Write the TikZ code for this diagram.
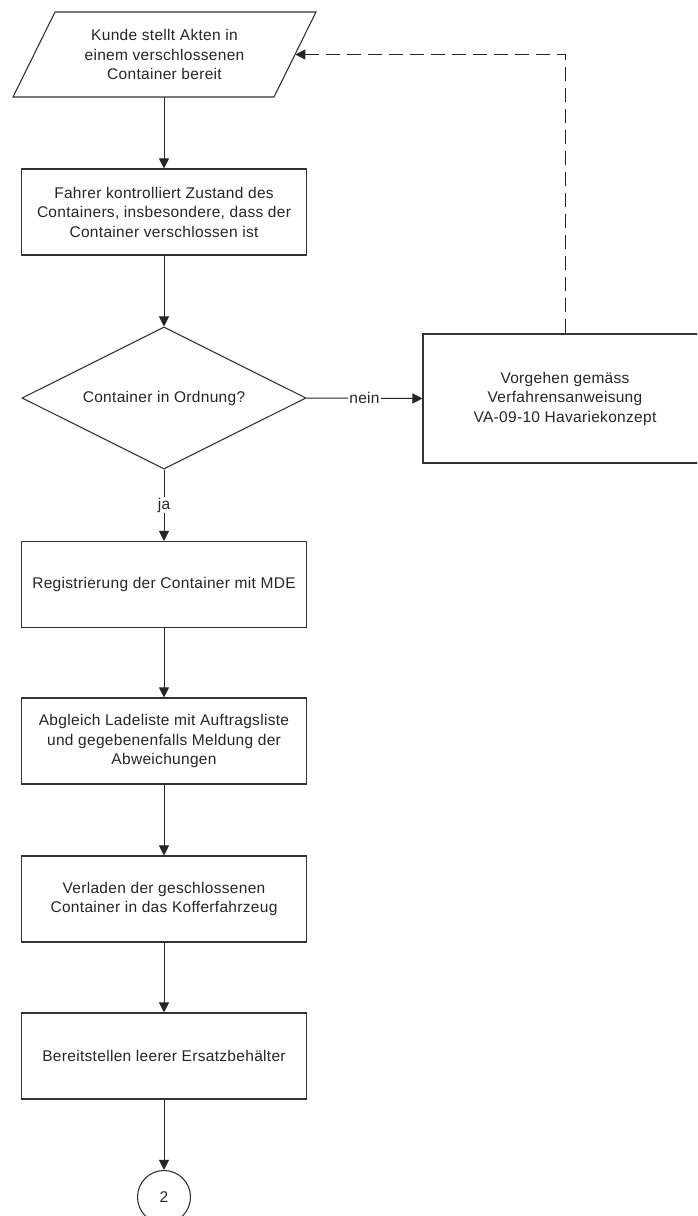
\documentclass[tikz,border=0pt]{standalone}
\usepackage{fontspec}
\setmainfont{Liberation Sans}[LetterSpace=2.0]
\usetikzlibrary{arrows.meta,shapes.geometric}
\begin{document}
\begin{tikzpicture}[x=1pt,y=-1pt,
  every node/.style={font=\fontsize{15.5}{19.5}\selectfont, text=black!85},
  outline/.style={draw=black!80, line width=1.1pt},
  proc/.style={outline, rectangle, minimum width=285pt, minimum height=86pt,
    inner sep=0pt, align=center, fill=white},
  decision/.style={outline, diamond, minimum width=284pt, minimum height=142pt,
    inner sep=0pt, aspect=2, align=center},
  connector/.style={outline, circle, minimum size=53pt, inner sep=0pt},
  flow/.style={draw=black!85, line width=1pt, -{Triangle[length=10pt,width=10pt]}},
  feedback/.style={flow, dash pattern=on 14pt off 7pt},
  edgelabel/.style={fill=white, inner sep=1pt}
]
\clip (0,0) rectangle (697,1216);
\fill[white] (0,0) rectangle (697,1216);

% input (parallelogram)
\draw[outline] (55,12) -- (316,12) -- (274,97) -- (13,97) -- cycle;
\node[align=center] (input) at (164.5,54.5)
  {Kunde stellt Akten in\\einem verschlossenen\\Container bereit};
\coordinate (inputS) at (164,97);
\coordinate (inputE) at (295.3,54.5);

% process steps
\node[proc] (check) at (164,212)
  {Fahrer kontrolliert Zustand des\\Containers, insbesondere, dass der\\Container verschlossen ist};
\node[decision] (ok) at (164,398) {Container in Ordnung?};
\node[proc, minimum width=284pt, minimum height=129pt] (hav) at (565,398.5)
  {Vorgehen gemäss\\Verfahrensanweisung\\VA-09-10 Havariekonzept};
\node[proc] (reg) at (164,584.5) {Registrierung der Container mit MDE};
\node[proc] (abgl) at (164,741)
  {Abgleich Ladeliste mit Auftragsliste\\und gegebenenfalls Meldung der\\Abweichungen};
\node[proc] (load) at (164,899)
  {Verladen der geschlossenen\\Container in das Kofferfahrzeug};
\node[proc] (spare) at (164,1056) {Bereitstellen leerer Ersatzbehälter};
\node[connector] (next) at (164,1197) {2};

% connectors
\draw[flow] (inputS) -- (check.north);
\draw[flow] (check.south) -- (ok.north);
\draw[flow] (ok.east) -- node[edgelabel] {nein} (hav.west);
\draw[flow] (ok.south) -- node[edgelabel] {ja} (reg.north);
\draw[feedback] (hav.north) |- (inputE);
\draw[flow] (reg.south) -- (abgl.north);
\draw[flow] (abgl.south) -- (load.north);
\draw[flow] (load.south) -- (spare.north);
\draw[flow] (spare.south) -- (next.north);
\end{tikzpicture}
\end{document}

▬▬▬▬▬▬

**WRITTEN TASK:** The listing above needs to be output again exactly. Don't include the pictures.

**TASK RESPONSE:**
Write the TikZ code for this diagram.
\documentclass[tikz,border=0pt]{standalone}
\usepackage{fontspec}
\setmainfont{Liberation Sans}[LetterSpace=2.0]
\usetikzlibrary{arrows.meta,shapes.geometric}
\begin{document}
\begin{tikzpicture}[x=1pt,y=-1pt,
  every node/.style={font=\fontsize{15.5}{19.5}\selectfont, text=black!85},
  outline/.style={draw=black!80, line width=1.1pt},
  proc/.style={outline, rectangle, minimum width=285pt, minimum height=86pt,
    inner sep=0pt, align=center, fill=white},
  decision/.style={outline, diamond, minimum width=284pt, minimum height=142pt,
    inner sep=0pt, aspect=2, align=center},
  connector/.style={outline, circle, minimum size=53pt, inner sep=0pt},
  flow/.style={draw=black!85, line width=1pt, -{Triangle[length=10pt,width=10pt]}},
  feedback/.style={flow, dash pattern=on 14pt off 7pt},
  edgelabel/.style={fill=white, inner sep=1pt}
]
\clip (0,0) rectangle (697,1216);
\fill[white] (0,0) rectangle (697,1216);

% input (parallelogram)
\draw[outline] (55,12) -- (316,12) -- (274,97) -- (13,97) -- cycle;
\node[align=center] (input) at (164.5,54.5)
  {Kunde stellt Akten in\\einem verschlossenen\\Container bereit};
\coordinate (inputS) at (164,97);
\coordinate (inputE) at (295.3,54.5);

% process steps
\node[proc] (check) at (164,212)
  {Fahrer kontrolliert Zustand des\\Containers, insbesondere, dass der\\Container verschlossen ist};
\node[decision] (ok) at (164,398) {Container in Ordnung?};
\node[proc, minimum width=284pt, minimum height=129pt] (hav) at (565,398.5)
  {Vorgehen gemäss\\Verfahrensanweisung\\VA-09-10 Havariekonzept};
\node[proc] (reg) at (164,584.5) {Registrierung der Container mit MDE};
\node[proc] (abgl) at (164,741)
  {Abgleich Ladeliste mit Auftragsliste\\und gegebenenfalls Meldung der\\Abweichungen};
\node[proc] (load) at (164,899)
  {Verladen der geschlossenen\\Container in das Kofferfahrzeug};
\node[proc] (spare) at (164,1056) {Bereitstellen leerer Ersatzbehälter};
\node[connector] (next) at (164,1197) {2};

% connectors
\draw[flow] (inputS) -- (check.north);
\draw[flow] (check.south) -- (ok.north);
\draw[flow] (ok.east) -- node[edgelabel] {nein} (hav.west);
\draw[flow] (ok.south) -- node[edgelabel] {ja} (reg.north);
\draw[feedback] (hav.north) |- (inputE);
\draw[flow] (reg.south) -- (abgl.north);
\draw[flow] (abgl.south) -- (load.north);
\draw[flow] (load.south) -- (spare.north);
\draw[flow] (spare.south) -- (next.north);
\end{tikzpicture}
\end{document}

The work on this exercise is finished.